Положение становится невыносимым, когда у голодного Слезкина рождается сын. Для младенца не удается приобрести решительно ничего из того, что необходимо входящему в жизнь. Младенец обретает пристанище в картонной коробке, на боку которой начертано по-французски: «Мадам Мари. Моды и платья», и скулит жалобным голодным тоненьким голоском.
Глядя на это тощенькое дитя, с темными ножонками и ручонками не толще карандаша, слыша этот расслабленный писк, невозможно со всей справедливостью не заключить, что правды на земле не прибавилось, это в лучшем случае, разумеется, если наблюдателю российской истории угодно мыслить благосклонно и на сытый желудок, о неблагосклонных и голодных что ж говорить. Земля пребывает в бесчестье, во зле, уже, кажется, достигшем предела, свыше положенного бесчестью и злу, хотя, если взглянуть беспристрастно, никто никакого предела бесчестью и злу на земле не положил.
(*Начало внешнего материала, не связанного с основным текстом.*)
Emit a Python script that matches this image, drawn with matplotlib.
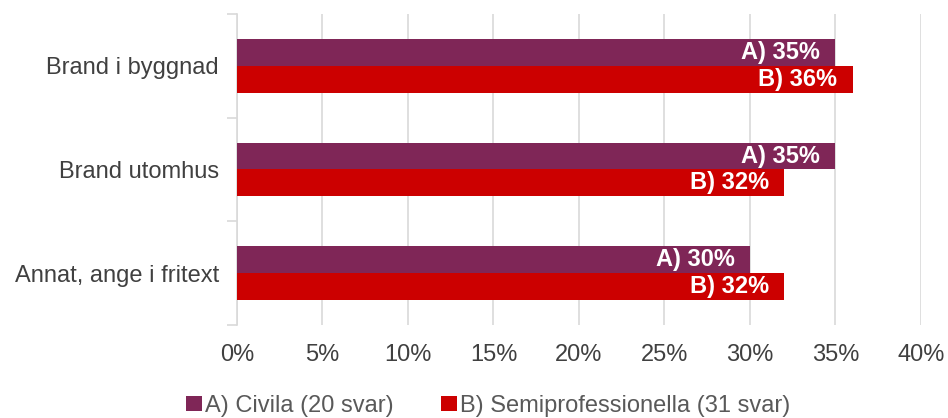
import numpy as np
import matplotlib.pyplot as plt

plt.rcParams['font.family'] = ['Liberation Sans', 'DejaVu Sans']

# data
categories = ["Brand i byggnad", "Brand utomhus", "Annat, ange i fritext"]
civila = [35, 35, 30]
semipro = [36, 32, 32]
series_names = ["A) Civila (20 svar)", "B) Semiprofessionella (31 svar)"]
prefixes = ["A)", "B)"]
colors = ["#7F2657", "#CC0000"]

fig = plt.figure(figsize=(9.48, 4.18), dpi=100)
ax = fig.add_axes([0.25, 0.2225, 0.7215, 0.744])

y = np.arange(len(categories))
h = 0.26
for vals, off, col, name, pre in zip([civila, semipro], [-h / 2, h / 2], colors, series_names, prefixes):
    bars = ax.barh(y + off, vals, height=h, color=col, label=name, zorder=3)
    for b, v in zip(bars, vals):
        ax.text(v - 0.9, b.get_y() + h / 2, f"{pre} {v}%", ha='right', va='center',
                color='white', fontsize=17, fontweight='bold', zorder=4)

ax.set_xlim(0, 40)
ax.set_ylim(len(categories) - 0.5, -0.5)
ax.set_xticks(np.arange(0, 41, 5))
ax.set_xticklabels([f"{t}%" for t in range(0, 41, 5)])
ax.set_yticks(y)
ax.set_yticklabels(categories)
ax.set_yticks(np.arange(-0.5, len(categories), 1), minor=True)
ax.tick_params(axis='y', which='major', length=0, pad=13, labelsize=17, labelcolor='#404040')
ax.tick_params(axis='y', which='minor', length=7, color='#D9D9D9', width=1.2)
ax.tick_params(axis='x', length=0, pad=14, labelsize=17, labelcolor='#404040')
ax.grid(axis='x', color='#D9D9D9', linewidth=1.2, zorder=0)
for s in ['top', 'right', 'bottom']:
    ax.spines[s].set_visible(False)
ax.spines['left'].set_color('#D9D9D9')
ax.spines['left'].set_linewidth(1.2)

fig.legend(loc='center', bbox_to_anchor=(0.515, 0.028), ncol=2, frameon=False,
           fontsize=17, labelcolor='#595959', handlelength=0.68, handleheight=0.6,
           handletextpad=0.12, columnspacing=2.0, borderpad=0)

fig.savefig("out.png", dpi=100)
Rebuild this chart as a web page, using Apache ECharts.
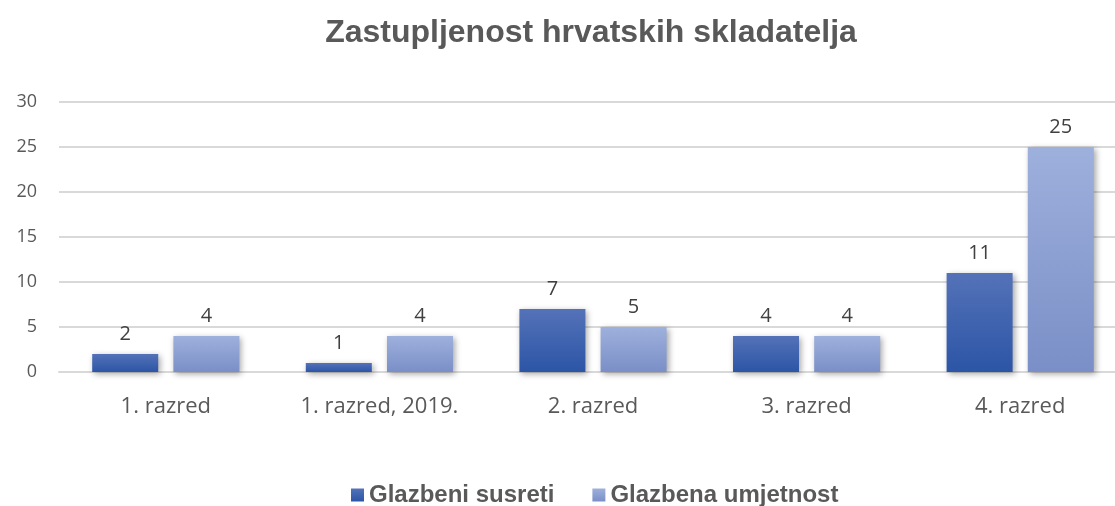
<!DOCTYPE html>
<html>
<head>
    <meta charset="utf-8">
    <title>Zastupljenost hrvatskih skladatelja</title>
    <style>
        html, body { margin: 0; padding: 0; background: #fff; }
        #chart { width: 1115px; height: 506px; }
    </style>
</head>
<body>
<div id="chart"></div>
<script src="https://cdn.jsdelivr.net/npm/echarts@6/dist/echarts.min.js"></script>
<script>
    // podaci
    var razredi = ['1. razred', '1. razred, 2019.', '2. razred', '3. razred', '4. razred'];
    var susreti = [2, 1, 7, 4, 11];
    var umjetnost = [4, 4, 5, 4, 25];
    var serije = ['Glazbeni susreti', 'Glazbena umjetnost'];

    var chart = echarts.init(document.getElementById('chart'));

    function grad(top, bottom) {
        return new echarts.graphic.LinearGradient(0, 0, 0, 1, [
            {offset: 0, color: top},
            {offset: 1, color: bottom}
        ]);
    }

    var labelStyle = {
        show: true,
        position: 'top',
        distance: 10,
        fontFamily: 'Open Sans, Arial, sans-serif',
        fontSize: 20,
        color: '#404040'
    };

    chart.setOption({
        animation: false,
        title: {
            text: 'Zastupljenost hrvatskih skladatelja',
            left: 586,
            textAlign: 'center',
            top: 12,
            textStyle: {
                fontFamily: 'Liberation Sans, Arial, sans-serif',
                fontSize: 32,
                fontWeight: 'bold',
                color: '#595959'
            }
        },
        legend: {
            data: serije,
            bottom: -6,
            left: 346,
            itemWidth: 13,
            itemHeight: 13,
            itemGap: 38,
            icon: 'rect',
            textStyle: {
                fontFamily: 'Liberation Sans, Arial, sans-serif',
                fontSize: 24,
                fontWeight: 'bold',
                color: '#595959'
            }
        },
        grid: {
            left: 59,
            width: 1068,
            top: 102,
            bottom: 134,
            containLabel: false,
            outerBoundsMode: 'none'
        },
        xAxis: {
            type: 'category',
            data: razredi,
            axisTick: {show: false},
            axisLine: {lineStyle: {color: '#d9d9d9', width: 2}},
            axisLabel: {
                margin: 24,
                fontFamily: 'Open Sans, Arial, sans-serif',
                fontSize: 22,
                color: '#595959'
            }
        },
        yAxis: {
            type: 'value',
            min: 0,
            max: 30,
            interval: 5,
            axisLine: {show: false},
            axisTick: {show: false},
            splitLine: {lineStyle: {color: '#d9d9d9', width: 2}},
            axisLabel: {
                margin: 22,
                fontFamily: 'Open Sans, Arial, sans-serif',
                fontSize: 18,
                color: '#595959'
            }
        },
        series: [
            {
                name: serije[0],
                type: 'bar',
                data: susreti,
                barWidth: 66,
                barGap: '23%',
                itemStyle: {
                    color: grad('#5472b8', '#2c55a6'),
                    shadowColor: 'rgba(0,0,0,0.35)',
                    shadowBlur: 6,
                    shadowOffsetX: 2,
                    shadowOffsetY: 2
                },
                label: labelStyle
            },
            {
                name: serije[1],
                type: 'bar',
                data: umjetnost,
                barWidth: 66,
                itemStyle: {
                    color: grad('#9eb0dc', '#7a8fc7'),
                    shadowColor: 'rgba(0,0,0,0.35)',
                    shadowBlur: 6,
                    shadowOffsetX: 2,
                    shadowOffsetY: 2
                },
                label: labelStyle
            }
        ]
    });
</script>
</body>
</html>
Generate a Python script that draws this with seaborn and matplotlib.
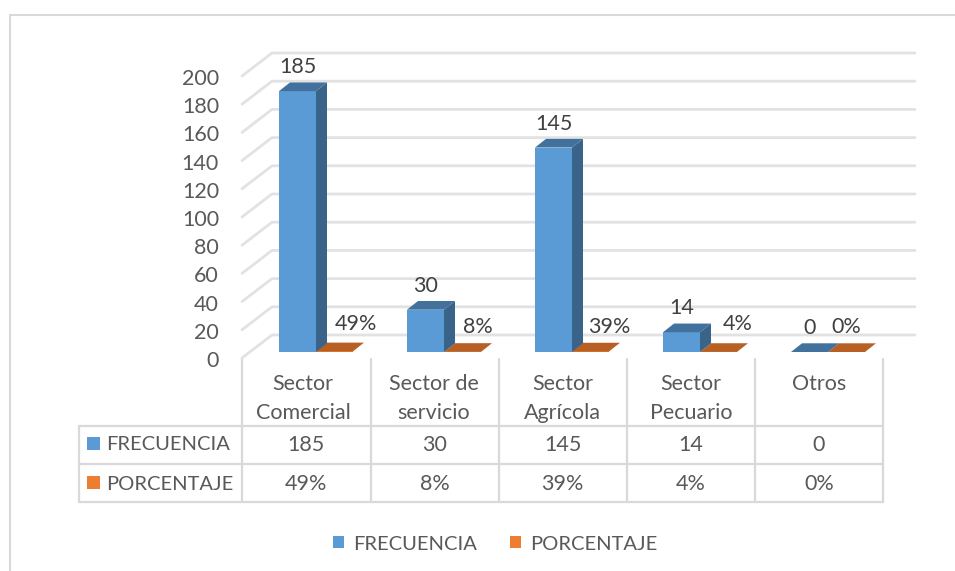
import numpy as np
import pandas as pd
import seaborn as sns
import matplotlib.pyplot as plt
from matplotlib.patches import Polygon, Rectangle

# data
categorias = ["Sector\nComercial", "Sector de\nservicio", "Sector\nAgrícola", "Sector\nPecuario", "Otros\n "]
frecuencia = [185, 30, 145, 14, 0]
porcentaje = [0.49, 0.08, 0.39, 0.04, 0.0]
ticks = list(range(0, 201, 20))

W, H = 955, 571
AZUL, NARANJA = "#5b9bd5", "#ed7d31"
AZUL_LADO, AZUL_TOPE = "#3a6389", "#41719c"
NARANJA_TOPE = "#b85f23"
GRIS, GRIS_TXT = "#d9d9d9", "#595959"
FS = 15.5      # digits and lower case
FS_MAY = 14.5  # upper case series names

sns.set_style("white")
plt.rcParams["font.family"] = ["Lato", "DejaVu Sans"]

df = pd.DataFrame({
    "cat": categorias * 2,
    "serie": ["FRECUENCIA"] * 5 + ["PORCENTAJE"] * 5,
    "valor": frecuencia + porcentaje,
})

fig = plt.figure(figsize=(W / 100, H / 100), dpi=100)

# overlay in pixel coordinates for the frame and the data table
bg = fig.add_axes([0, 0, 1, 1])
bg.set_xlim(0, W)
bg.set_ylim(H, 0)
bg.axis("off")
bg.plot([10, 10, W], [H, 15, 15], color=GRIS, lw=1.5, solid_joinstyle="miter")

# bar plane: category spacing 128 px, 1.41 px per unit
x0, x1, y0, y1 = 252, 892, 352, 70
ax = fig.add_axes([x0 / W, 1 - y0 / H, (x1 - x0) / W, (y0 - y1) / H])
ax.patch.set_alpha(0)
sns.barplot(data=df, x="cat", y="valor", hue="serie", order=categorias,
            palette=[AZUL, NARANJA], width=37 * 2 / 128, gap=0, saturation=1,
            linewidth=0, ax=ax, zorder=5)
ax.set_xlim(-0.5, 4.5)
ax.set_ylim(0, 200)
ax.set_xlabel("")
ax.set_ylabel("")
ax.set_xticks([])
ax.set_yticks([])
sns.despine(ax=ax, left=True, bottom=True)

px_x = (x1 - x0) / 5       # px per category
px_y = (y0 - y1) / 200     # px per unit

# pixel -> data helpers
def dx(p):
    return p / px_x

def dy(p):
    return p / px_y

# wall: grid lines, drawn from the scale, offset from the bar plane
front = (-10, -6)   # front edge of the floor relative to bar plane
back = (20, 17)     # back wall relative to bar plane
for t in ticks:
    xs = [-0.5 + dx(front[0]) , -0.5 + dx(back[0]), 4.5 + dx(back[0] + 3)]
    ys = [t + dy(front[1]), t + dy(back[1]), t + dy(back[1])]
    ax.plot(xs, ys, color="#e2e2e2", lw=2, clip_on=False, zorder=1)
    ax.text(-0.5 + dx(-33), t + dy(front[1] - 3), str(t), ha="right", va="center",
            fontsize=FS, color=GRIS_TXT, clip_on=False)

# 3D sides of each bar, from the patches seaborn made
DX, DY = dx(11), dy(8.7)
sombras = [(AZUL_TOPE, AZUL_LADO), (NARANJA_TOPE, NARANJA_TOPE)]
for k, cont in enumerate(ax.containers):
    tope, lado = sombras[k]
    for b in cont:
        xa, w, h = b.get_x(), b.get_width(), b.get_height()
        xb = xa + w
        ax.add_patch(Polygon([(xa, h), (xb, h), (xb + DX, h + DY), (xa + DX, h + DY)],
                             color=tope, lw=0, clip_on=False, zorder=6 - k))
        if h > 1:
            ax.add_patch(Polygon([(xb, 0), (xb + DX, DY), (xb + DX, h + DY), (xb, h)],
                                 color=lado, lw=0, clip_on=False, zorder=6 - k))

# data labels
nudge_pct = [(21, 28), (15, 25), (19, 25), (19, 28), (0, 25)]
for i, (f, p) in enumerate(zip(frecuencia, porcentaje)):
    bx = ax.containers[0][i].get_x() + ax.containers[0][i].get_width() / 2
    ax.annotate(str(f), (bx, f), xytext=(0, 24 * 0.72), textcoords="offset points",
                ha="center", va="center", fontsize=FS, color="#404040", zorder=8)
    ox = ax.containers[1][i].get_x() + ax.containers[1][i].get_width() / 2
    ndx, ndy = nudge_pct[i]
    ax.annotate(f"{p:.0%}", (ox, 0), xytext=(ndx * 0.72, ndy * 0.72), textcoords="offset points",
                ha="center", va="center", fontsize=FS, color="#404040", zorder=8)

# data table
vx = [242, 370.5, 498.5, 627, 755, 883]
hy = [426, 464, 502]
for v in vx:
    bg.plot([v, v], [359, 502], color=GRIS, lw=1.6)
bg.plot([79, 79], [426, 502], color=GRIS, lw=1.6)
for h_ in hy:
    bg.plot([79, 883], [h_, h_], color=GRIS, lw=1.6)

filas = [("FRECUENCIA", AZUL, [str(v) for v in frecuencia], 445),
         ("PORCENTAJE", NARANJA, [f"{v:.0%}" for v in porcentaje], 484)]
for nombre, color, vals, yy in filas:
    bg.add_patch(Rectangle((87, yy - 8.5), 13, 13, color=color, lw=0))
    bg.text(106, yy, nombre, ha="left", va="center", fontsize=FS_MAY, color=GRIS_TXT)
    for j, val in enumerate(vals):
        bg.text((vx[j] + vx[j + 1]) / 2, yy, val, ha="center", va="center",
                fontsize=FS, color=GRIS_TXT)
desplaza = [-3, -1, 0, 0, 0]  # first labels sit a little left of their cell centre
for j, c in enumerate(categorias):
    a, b = c.split("\n")
    cx = (vx[j] + vx[j + 1]) / 2 + desplaza[j]
    bg.text(cx, 384, a, ha="center", va="center", fontsize=FS, color=GRIS_TXT)
    bg.text(cx, 413, b, ha="center", va="center", fontsize=FS, color=GRIS_TXT)

# legend
sns.move_legend(ax, "center", bbox_to_anchor=(495 / W, 1 - 544 / H),
                bbox_transform=fig.transFigure, ncol=2, frameon=False, title=None,
                fontsize=FS_MAY, handlelength=0.55, handleheight=0.55, columnspacing=1.65,
                handletextpad=0.45, labelcolor=GRIS_TXT)

fig.savefig("out.png", dpi=100, facecolor="white")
Михаил Афанасьевич абсолютно один посреди кромешного бесчестья и зла. Именно так: абсолютно один. Неестественно. Впору одичать, человеческий язык позабыть, поскольку чумные стоят времена, когда без не проницаемых никакому глазу одежд на люди выходить невозможно. Лживый человеческий нынче язык. Надобно к лживому языку привыкать, а как же к лживому языку привыкать, когда по натуре открыт и до двадцати пяти лет здравствовал во всю ширь и открыто? Тяжело привыкать, необходимо, однако же невозможно привыкнуть. Такая невыносимая жажда человеческой речи, обыкновенной, открытой, чтобы кто-то тебя понимал и чтобы кого-то ты понимал. С полуслова. Иногда и без слов. Те-то, комиссары-то, понимают друг друга, с полуслова, иногда и без слов. Да, страждет он, страждет. Оттого и жаждет душа.
В этих крутых обстоятельств они и сближаются, поневоле можно сказать, и с каждым днем всё тесней и тесней, хотя, если вдуматься, без этих крутых обстоятельств сближение было бы вряд ли возможно.
Для сближения, разумеется, кое-какие предпосылки имеются, и немалые, даже довольно большие. Оба они принадлежат к глубоко культурной среде паразитов и бывших, хотя проглядывают кое-какие оттенки, с которыми тоже не считаться нельзя. Разве, к примеру, не имеет никакого значения то, что один выходит из рядов духовенства, с прочнейшей духовной основой, я бы сказал, с мускулистой душой, где с привычным спокойствием тащат свой крест, а другой принадлежит к дворянской семье, с расшатанной духовной основой, со всеми признаками нерешительности, меланхолии и немалой доли безволия?